Greek PM Tsipras a divisive figure in France, poll shows

AFP | File photo of Greek Prime Minister Alexis Tsipras and French President François Hollande

Greek Prime Minister Alexis Tsipras is a deeply polarizing figure in France, with the number of French who view him favourably and those who don’t cleaved almost in half, a survey showed Sunday.


Few French felt indifferent to Greece's controversial leader, the survey published in the Le Parisien newspaper said.  

While many leftwing respondents have a positive opinion of Tsipras (64 percent), the Greek prime minister is equally disliked by those on the right, with 62 percent of respondents having an unfavourable view of him, according to the survey, polled by research company Odoxa.

As the leader of the left wing Syriza party who came to power in a stunning victory in January and has since negotiated the beleaguered country’s bailout with its international creditors, Tsipras is overwhelmingly seen as having "deep convictions" (72 percent) and being "courageous" (65 percent).

But even as the bailout talks collapsed last week and Greeks on Sunday marched to polls to cast a referendum on whether to accept the bailout terms, 58 percent of French believe he is right to stand up to the European Union.
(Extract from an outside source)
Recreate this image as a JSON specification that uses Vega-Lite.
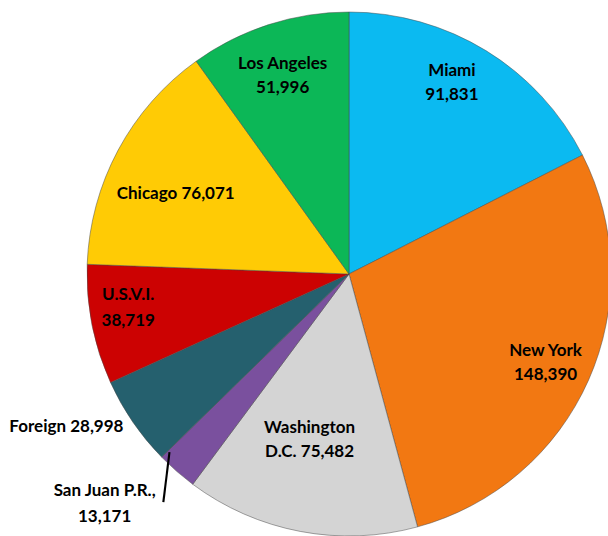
{
  "$schema": "https://vega.github.io/schema/vega-lite/v6.json",
  "width": 518,
  "height": 524,
  "autosize": {"type": "none"},
  "padding": {"left": 90, "top": 12, "right": 0, "bottom": 0},
  "background": "white",
  "view": {"stroke": null},
  "data": {
    "values": [
      {"city": "Miami", "passengers": 91831, "rank": 1, "label": "Miami\n91,831"},
      {"city": "New York", "passengers": 148390, "rank": 2, "label": "New York\n148,390"},
      {"city": "Washington D.C.", "passengers": 75482, "rank": 3, "label": "Washington\nD.C. 75,482"},
      {"city": "San Juan P.R.", "passengers": 13171, "rank": 4, "label": "San Juan P.R.,\n13,171"},
      {"city": "Foreign", "passengers": 28998, "rank": 5, "label": "Foreign 28,998"},
      {"city": "U.S.V.I.", "passengers": 38719, "rank": 6, "label": "U.S.V.I.\n38,719"},
      {"city": "Chicago", "passengers": 76071, "rank": 7, "label": "Chicago 76,071"},
      {"city": "Los Angeles", "passengers": 51996, "rank": 8, "label": "Los Angeles\n51,996"}
    ]
  },
  "encoding": {
    "theta": {"field": "passengers", "type": "quantitative", "stack": true},
    "order": {"field": "rank", "type": "quantitative"},
    "detail": {"field": "city", "type": "nominal"}
  },
  "layer": [
    {
      "mark": {"type": "arc", "outerRadius": 262, "stroke": "#4a4a4a", "strokeWidth": 0.7, "strokeOpacity": 0.7},
      "encoding": {
        "color": {
          "field": "city",
          "type": "nominal",
          "legend": null,
          "scale": {
            "domain": ["Miami", "New York", "Washington D.C.", "San Juan P.R.", "Foreign", "U.S.V.I.", "Chicago", "Los Angeles"],
            "range": ["#0BBAF1", "#F27812", "#D4D4D4", "#7A509E", "#25606E", "#CC0202", "#FFCB05", "#0CB757"]
          }
        }
      }
    },
    {
      "mark": {"type": "text", "radius": 218, "dx": -11, "dy": -17, "font": "Lato", "fontSize": 17, "fontWeight": "bold", "lineBreak": "\n", "lineHeight": 24, "fill": "black", "baseline": "middle"},
      "encoding": {"text": {"condition": {"test": "datum.city === 'Miami'", "field": "label", "type": "nominal"}, "value": ""}}
    },
    {
      "mark": {"type": "text", "radius": 215, "dy": -10, "font": "Lato", "fontSize": 17, "fontWeight": "bold", "lineBreak": "\n", "lineHeight": 24, "fill": "black", "baseline": "middle"},
      "encoding": {"text": {"condition": {"test": "datum.city === 'New York'", "field": "label", "type": "nominal"}, "value": ""}}
    },
    {
      "mark": {"type": "text", "radius": 169, "dx": -8, "dy": -12, "font": "Lato", "fontSize": 17, "fontWeight": "bold", "lineBreak": "\n", "lineHeight": 24, "fill": "black", "baseline": "middle"},
      "encoding": {"text": {"condition": {"test": "datum.city === 'Washington D.C.'", "field": "label", "type": "nominal"}, "value": ""}}
    },
    {
      "mark": {"type": "text", "radius": 300, "dx": -47, "dy": -9, "font": "Lato", "fontSize": 17, "fontWeight": "bold", "lineBreak": "\n", "lineHeight": 26, "fill": "black", "baseline": "middle"},
      "encoding": {"text": {"condition": {"test": "datum.city === 'San Juan P.R.'", "field": "label", "type": "nominal"}, "value": ""}}
    },
    {
      "mark": {"type": "text", "radius": 275, "dx": -2, "dy": -6, "angle": 7, "font": "Open Sans", "fontSize": 50, "fontWeight": 300, "fill": "black", "baseline": "middle"},
      "encoding": {"text": {"condition": {"test": "datum.city === 'San Juan P.R.'", "value": "|"}, "value": ""}}
    },
    {
      "mark": {"type": "text", "radius": 260, "dx": -11, "dy": 6, "align": "right", "font": "Lato", "fontSize": 17, "fontWeight": "bold", "fill": "black", "baseline": "middle"},
      "encoding": {"text": {"condition": {"test": "datum.city === 'Foreign'", "field": "label", "type": "nominal"}, "value": ""}}
    },
    {
      "mark": {"type": "text", "radius": 223, "dx": -2, "dy": -22, "font": "Lato", "fontSize": 17, "fontWeight": "bold", "lineBreak": "\n", "lineHeight": 26, "fill": "black", "baseline": "middle"},
      "encoding": {"text": {"condition": {"test": "datum.city === 'U.S.V.I.'", "field": "label", "type": "nominal"}, "value": ""}}
    },
    {
      "mark": {"type": "text", "radius": 191, "dx": -5, "dy": 10, "font": "Lato", "fontSize": 17, "fontWeight": "bold", "fill": "black", "baseline": "middle"},
      "encoding": {"text": {"condition": {"test": "datum.city === 'Chicago'", "field": "label", "type": "nominal"}, "value": ""}}
    },
    {
      "mark": {"type": "text", "radius": 210, "dx": -2, "dy": -10, "font": "Lato", "fontSize": 17, "fontWeight": "bold", "lineBreak": "\n", "lineHeight": 24, "fill": "black", "baseline": "middle"},
      "encoding": {"text": {"condition": {"test": "datum.city === 'Los Angeles'", "field": "label", "type": "nominal"}, "value": ""}}
    }
  ]
}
Even rightwing respondents agreed, with 49 percent of them saying they approve of his approach, Le Parisien reported.

Regarding the referendum, a majority of French respondents (78 percent) said the Greeks have a right to take a democratic decision about their future even as 69 percent of respondents feared a negative impact on other European countries, including France, the paper noted citing the survey.

Respondents found that few leaders resemble Tsipras, especially not French President François Hollande, whose calibrated approach stands in sharp contrast to the Greek leader’s brash style.

Tsipras has urged Greeks to vote “No” to the new austerity measures proposed by the country’s creditors – the European Commission, the European Central Bank and the International Monetary Fund, with the Greek leader saying that by doing so, his hand would be strengthened at the negotiating table. It’s a tactic Hollande disapproves of.

EU leaders have warned Greek voters that a negative outcome could jeopardize the debt-stricken country’s place in the euro zone.